A possible solution to the Milky Way's binary-deficient retrograde stellar population. Evidence that $\omega$ Centauri has formed in an extreme starburst.

Context. The fraction of field binaries on retrograde orbits about the Milky Way is significantly lower compared to its prograde counterpart. Chemical and dynamical evidence suggests that the retrograde stellar population originates from $\omega$ Centauri, which is either the most massive globular cluster (GC) of the Milky Way or the putative core of a former dwarf galaxy. Aims. Star formation conditions required to produce the retrograde binary population are constrained assuming that the retrograde stellar population originates from $\omega$ Centauri's progenitor. Methods. We match the observed low binary fraction with dynamical population synthesis models, including a universal initial binary population and dynamical processing in star clusters, making use of the publicly available binary population synthesis tool BiPoS1. Results.
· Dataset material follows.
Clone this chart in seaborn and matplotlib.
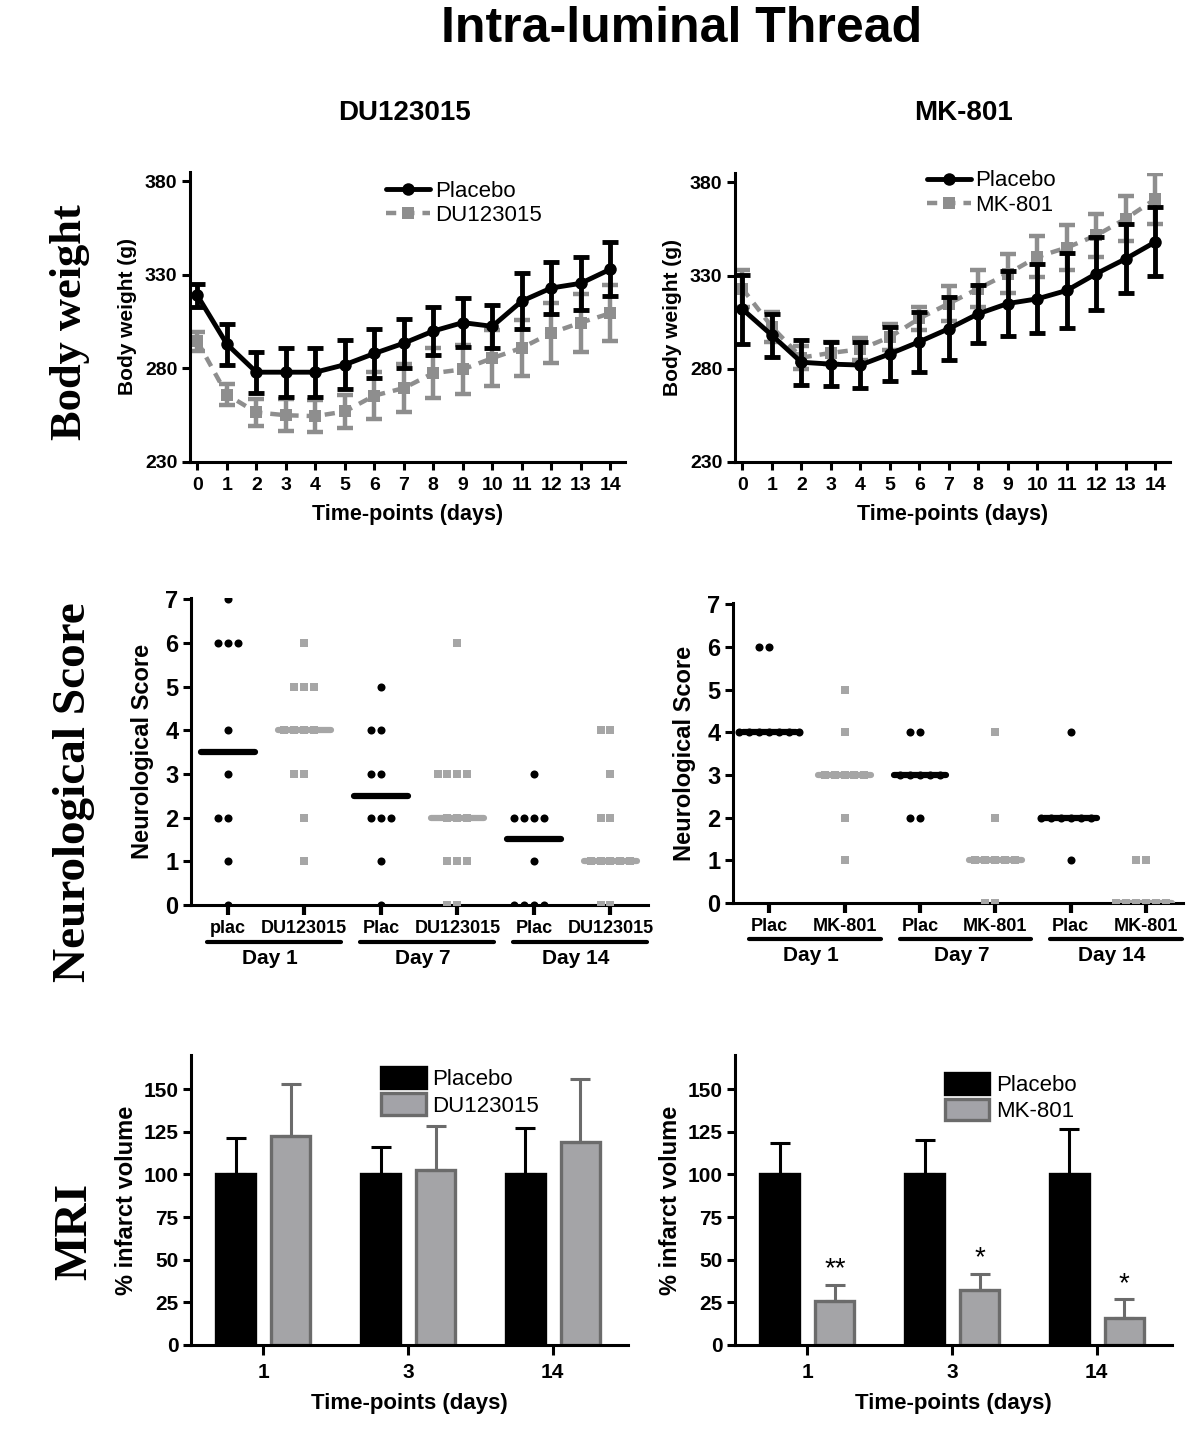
import numpy as np
import pandas as pd
import seaborn as sns
import matplotlib.pyplot as plt
from matplotlib.patches import Patch

sns.set_style("ticks")
plt.rcParams['font.family'] = ['Liberation Sans', 'DejaVu Sans']
plt.rcParams.update({
    'axes.linewidth': 2.2,
    'axes.edgecolor': 'black',
    'axes.labelcolor': 'black',
    'text.color': 'black',
    'xtick.color': 'black',
    'ytick.color': 'black',
})

# -------------------------------------------------------------
# data
# -------------------------------------------------------------
days = list(range(15))

bw_du_placebo = [319, 293, 278, 278, 278, 282, 288, 293.5, 300, 304.5, 302.5, 316, 323, 325.5, 333]
bw_du_placebo_sd = [6, 11, 11, 13, 13, 13, 13, 13, 13, 13, 11.5, 15, 14, 14, 14.5]
bw_du = [294.5, 266, 256.5, 255, 254.5, 257, 265.5, 269.5, 277.5, 279.5, 285.5, 291, 299, 304.5, 309.5]
bw_du_sd = [5, 5.5, 7, 8.5, 8.5, 9, 12.5, 13, 13.5, 13, 15, 15, 16, 15.5, 15]

bw_mk_placebo = [312, 298, 283.5, 282.5, 282, 288, 294.5, 301.5, 309.5, 315, 317.5, 322, 331, 339, 348]
bw_mk_placebo_sd = [18.5, 11.5, 12, 12, 12.5, 14.5, 16, 17, 15.5, 17.5, 18.5, 20, 19.5, 18.5, 18.5]
bw_mk = [323, 302.5, 286, 288.5, 290.5, 297, 307, 315, 323, 331, 340, 345, 351.5, 360.5, 371]
bw_mk_sd = [10, 8, 6, 6, 6, 7, 6, 9.5, 10, 10.5, 11, 12, 11.5, 12, 13.5]

neuro_cats = ["d1_plac", "d1_drug", "d7_plac", "d7_drug", "d14_plac", "d14_drug"]
neuro_du_ticks = ["plac", "DU123015", "Plac", "DU123015", "Plac", "DU123015"]
neuro_mk_ticks = ["Plac", "MK-801", "Plac", "MK-801", "Plac", "MK-801"]
day_labels = ["Day 1", "Day 7", "Day 14"]

du_d1_plac = [7, 6, 6, 6, 4, 3, 2, 2, 1, 0]
du_d1_drug = [6, 5, 5, 5, 4, 4, 4, 4, 3, 3, 2, 1]
du_d7_plac = [5, 4, 4, 3, 3, 2, 2, 2, 1, 0]
du_d7_drug = [6, 3, 3, 3, 3, 2, 2, 2, 1, 1, 1, 0, 0]
du_d14_plac = [3, 2, 2, 2, 2, 1, 0, 0, 0, 0]
du_d14_drug = [4, 4, 3, 2, 2, 1, 1, 1, 1, 1, 0, 0]

mk_d1_plac = [6, 6, 4, 4, 4, 4, 4, 4, 4]
mk_d1_drug = [5, 4, 3, 3, 3, 3, 3, 2, 1]
mk_d7_plac = [4, 4, 3, 3, 3, 3, 3, 2, 2]
mk_d7_drug = [4, 2, 1, 1, 1, 1, 1, 0, 0]
mk_d14_plac = [4, 2, 2, 2, 2, 2, 2, 1]
mk_d14_drug = [1, 1, 0, 0, 0, 0, 0, 0]

mri_times = ["1", "3", "14"]
mri_du_placebo = [100, 100, 100]
mri_du_placebo_sd = [21.5, 16, 27]
mri_du = [122.5, 102.5, 119]
mri_du_sd = [30.5, 25.8, 37]
mri_mk_placebo = [100, 100, 100]
mri_mk_placebo_sd = [18.7, 20, 26.7]
mri_mk = [26, 32.3, 15.6]
mri_mk_sd = [9.2, 9.4, 11.2]
mri_mk_stars = ["**", "*", "*"]

GREY_LINE = "#8e8e8e"
GREY_DOT = "#a6a6a6"
GREY_BAR = "#a3a3a8"
GREY_EDGE = "#6b6b6b"
SERIF = ['Liberation Serif', 'DejaVu Serif']

fig = plt.figure(figsize=(12, 14.38), dpi=100)
W, H = 1200, 1438


def add_ax(l, t, r, b):
    return fig.add_axes([l / W, 1 - b / H, (r - l) / W, (b - t) / H])


def style_ax(ax, size=14):
    sns.despine(ax=ax)
    ax.tick_params(direction='out', length=6, width=2.2, labelsize=size, pad=3)
    for lab in ax.get_xticklabels() + ax.get_yticklabels():
        lab.set_fontweight('bold')


# -------------------------------------------------------------
# 1. body weight
# -------------------------------------------------------------
def draw_weight(ax, placebo, placebo_sd, drug, drug_sd, name, leg_anchor):
    sns.lineplot(x=days, y=drug, ax=ax, color=GREY_LINE, lw=3.2, linestyle=(0, (2.3, 1.8)),
                 marker='s', markersize=8, markeredgewidth=0, label=name, zorder=2)
    ax.errorbar(days, drug, yerr=drug_sd, fmt='none', ecolor=GREY_LINE, elinewidth=3.2,
                capsize=5.5, capthick=3.2, zorder=2)
    sns.lineplot(x=days, y=placebo, ax=ax, color='black', lw=3.5, marker='o', markersize=9,
                 markeredgewidth=0, label='Placebo', zorder=3)
    ax.errorbar(days, placebo, yerr=placebo_sd, fmt='none', ecolor='black', elinewidth=3.5,
                capsize=5.5, capthick=3.5, zorder=3)
    ax.set_xlim(-0.25, 14.5)
    ax.set_ylim(230, 385)
    ax.set_xticks(days)
    ax.set_yticks([230, 280, 330, 380])
    ax.set_xlabel("Time-points (days)", fontsize=15.5, fontweight='bold', labelpad=7)
    ax.set_ylabel("Body weight (g)", fontsize=15, fontweight='bold', labelpad=6)
    h, l = ax.get_legend_handles_labels()
    ax.legend(h[::-1], l[::-1], loc='upper left', bbox_to_anchor=leg_anchor, frameon=False,
              fontsize=16, handlelength=2.0, handletextpad=0.2, labelspacing=0.15,
              borderaxespad=0)
    style_ax(ax, size=14)
    ax.tick_params(axis='x', pad=5)


ax1 = add_ax(190, 172, 625, 462)
draw_weight(ax1, bw_du_placebo, bw_du_placebo_sd, bw_du, bw_du_sd, "DU123015", (0.43, 1.0))
ax2 = add_ax(735, 173, 1170, 462)
draw_weight(ax2, bw_mk_placebo, bw_mk_placebo_sd, bw_mk, bw_mk_sd, "MK-801", (0.42, 1.04))


# -------------------------------------------------------------
# 2. neurological score
# -------------------------------------------------------------
def draw_neuro(ax, groups, ticks):
    plac = pd.DataFrame({"grp": [c for c, v in zip(neuro_cats, groups) if c.endswith("plac")
                                 for _ in v],
                         "score": [s for c, v in zip(neuro_cats, groups) if c.endswith("plac")
                                   for s in v]})
    drug = pd.DataFrame({"grp": [c for c, v in zip(neuro_cats, groups) if c.endswith("drug")
                                 for _ in v],
                         "score": [s for c, v in zip(neuro_cats, groups) if c.endswith("drug")
                                   for s in v]})
    # transparent edges keep a small gap between neighbouring points
    sns.swarmplot(data=plac, x="grp", y="score", order=neuro_cats, color='black', marker='o',
                  size=5.8, linewidth=1.0, edgecolor=(1, 1, 1, 0), ax=ax)
    sns.swarmplot(data=drug, x="grp", y="score", order=neuro_cats, color=GREY_DOT, marker='s',
                  size=5.4, linewidth=1.4, edgecolor=(1, 1, 1, 0), ax=ax)
    for i, (c, v) in enumerate(zip(neuro_cats, groups)):
        col = 'black' if c.endswith("plac") else GREY_DOT
        ax.plot([i - 0.35, i + 0.35], [np.median(v)] * 2, color=col, lw=4.5,
                solid_capstyle='round', zorder=5)
    ax.set_xlim(-0.48, 5.49)
    ax.set_ylim(0, 7.03)
    ax.set_yticks(range(8))
    ax.set_xticks(range(6))
    ax.set_xticklabels(ticks)
    ax.set_xlabel("")
    ax.set_ylabel("Neurological Score", fontsize=17, fontweight='bold', labelpad=8)
    style_ax(ax, size=17)
    ax.tick_params(axis='x', length=7, width=3, pad=4, labelsize=13)
    trans = ax.get_xaxis_transform()
    for k, day in enumerate(day_labels):
        a, b = 2 * k, 2 * k + 1
        ax.plot([a - 0.27, b + 0.48], [-0.12, -0.12], color='black', lw=3, transform=trans,
                clip_on=False, solid_capstyle='round')
        ax.text((a + b) / 2 + 0.05, -0.175, day, transform=trans, ha='center', va='center',
                fontsize=15, fontweight='bold')


ax3 = add_ax(191, 598, 648, 905)
draw_neuro(ax3, [du_d1_plac, du_d1_drug, du_d7_plac, du_d7_drug, du_d14_plac, du_d14_drug],
           neuro_du_ticks)
ax4 = add_ax(733, 603, 1183, 903)
draw_neuro(ax4, [mk_d1_plac, mk_d1_drug, mk_d7_plac, mk_d7_drug, mk_d14_plac, mk_d14_drug],
           neuro_mk_ticks)


# -------------------------------------------------------------
# 3. MRI infarct volume
# -------------------------------------------------------------
def draw_mri(ax, placebo, placebo_sd, drug, drug_sd, name, leg_anchor, stars=None):
    df = pd.DataFrame({"time": mri_times * 2,
                       "value": placebo + drug,
                       "group": ["Placebo"] * 3 + [name] * 3})
    sns.barplot(data=df, x="time", y="value", hue="group", order=mri_times,
                palette={"Placebo": "black", name: GREY_BAR}, width=0.76, gap=0.29,
                errorbar=None, ax=ax, legend=False)
    edges = ['black', GREY_EDGE]
    sds = [placebo_sd, drug_sd]
    for cont, ec, sd in zip(ax.containers, edges, sds):
        xs, tops = [], []
        for bar in cont:
            bar.set_edgecolor(ec)
            bar.set_linewidth(2.4)
            xs.append(bar.get_x() + bar.get_width() / 2)
            tops.append(bar.get_height())
        ax.errorbar(xs, tops, yerr=[np.zeros(len(sd)), sd], fmt='none', ecolor=ec,
                    elinewidth=2.2, capsize=7, capthick=2.2, zorder=1)
        if stars is not None and ec == GREY_EDGE:
            for x, t, s, st in zip(xs, tops, sd, stars):
                ax.text(x, t + s + 9, st, ha='center', va='center', fontsize=20)
    ax.set_xlim(-0.5, 2.52)
    ax.set_ylim(0, 170)
    ax.set_yticks(range(0, 151, 25))
    ax.set_xlabel("Time-points (days)", fontsize=16, fontweight='bold', labelpad=8)
    ax.set_ylabel("% infarct volume", fontsize=17, fontweight='bold', labelpad=4)
    handles = [Patch(facecolor='black', edgecolor='black', lw=2.4, label='Placebo'),
               Patch(facecolor=GREY_BAR, edgecolor=GREY_EDGE, lw=2.4, label=name)]
    ax.legend(handles=handles, loc='upper left', bbox_to_anchor=leg_anchor, frameon=False,
              fontsize=16, handlelength=2.0, handleheight=1.1, handletextpad=0.3,
              labelspacing=0.15, borderaxespad=0)
    style_ax(ax, size=15)
    ax.tick_params(axis='x', length=7, width=2.2, pad=6)


ax5 = add_ax(191, 1055, 628, 1345)
draw_mri(ax5, mri_du_placebo, mri_du_placebo_sd, mri_du, mri_du_sd, "DU123015", (0.415, 0.99))
ax6 = add_ax(735, 1055, 1172, 1345)
draw_mri(ax6, mri_mk_placebo, mri_mk_placebo_sd, mri_mk, mri_mk_sd, "MK-801", (0.46, 0.97),
         stars=mri_mk_stars)

# -------------------------------------------------------------
# 4. titles and row labels
# -------------------------------------------------------------
fig.text(682 / W, 1 - 29 / H, "Intra-luminal Thread", ha='center', va='center',
         fontsize=36, fontweight='bold')
fig.text(405 / W, 1 - 113 / H, "DU123015", ha='center', va='center', fontsize=20,
         fontweight='bold')
fig.text(964 / W, 1 - 113 / H, "MK-801", ha='center', va='center', fontsize=20,
         fontweight='bold')
fig.text(70 / W, 1 - 322 / H, "Body weight", rotation=90, ha='center', va='center',
         fontsize=32, fontweight='bold', family=SERIF)
fig.text(74 / W, 1 - 792 / H, "Neurological Score", rotation=90, ha='center', va='center',
         fontsize=34, fontweight='bold', family=SERIF)
fig.text(75 / W, 1 - 1231 / H, "MRI", rotation=90, ha='center', va='center',
         fontsize=34, fontweight='bold', family=SERIF)

fig.savefig("out.png", dpi=100)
It is found that either the GC progenitor of $\omega$ Centauri must have formed with a stellar density of $\approx 10^8 \; M_{sun} \; pc^{-3}$ or the $\omega$ Centauri dwarf galaxy's progenitor star cluster population must have formed in an extreme starburst with a star formation rate exceeding $1000 \; M_{sun} \; yr^{-1}$ and probably a top-heavy embedded-cluster mass function with suppressed low-mass cluster formation. The separation and mass ratio distribution for retrograde field binaries are predicted for comparison with future observations. Conclusions. A viable solution for the deficiency of binaries on retrograde orbits is presented, and star formation conditions for $\omega$ Centauri as well as orbital parameter distributions for the Milky Way's retrograde binary population are predicted. The dwarf galaxy origin for $\omega$ Centauri is tentatively preferred within the present context.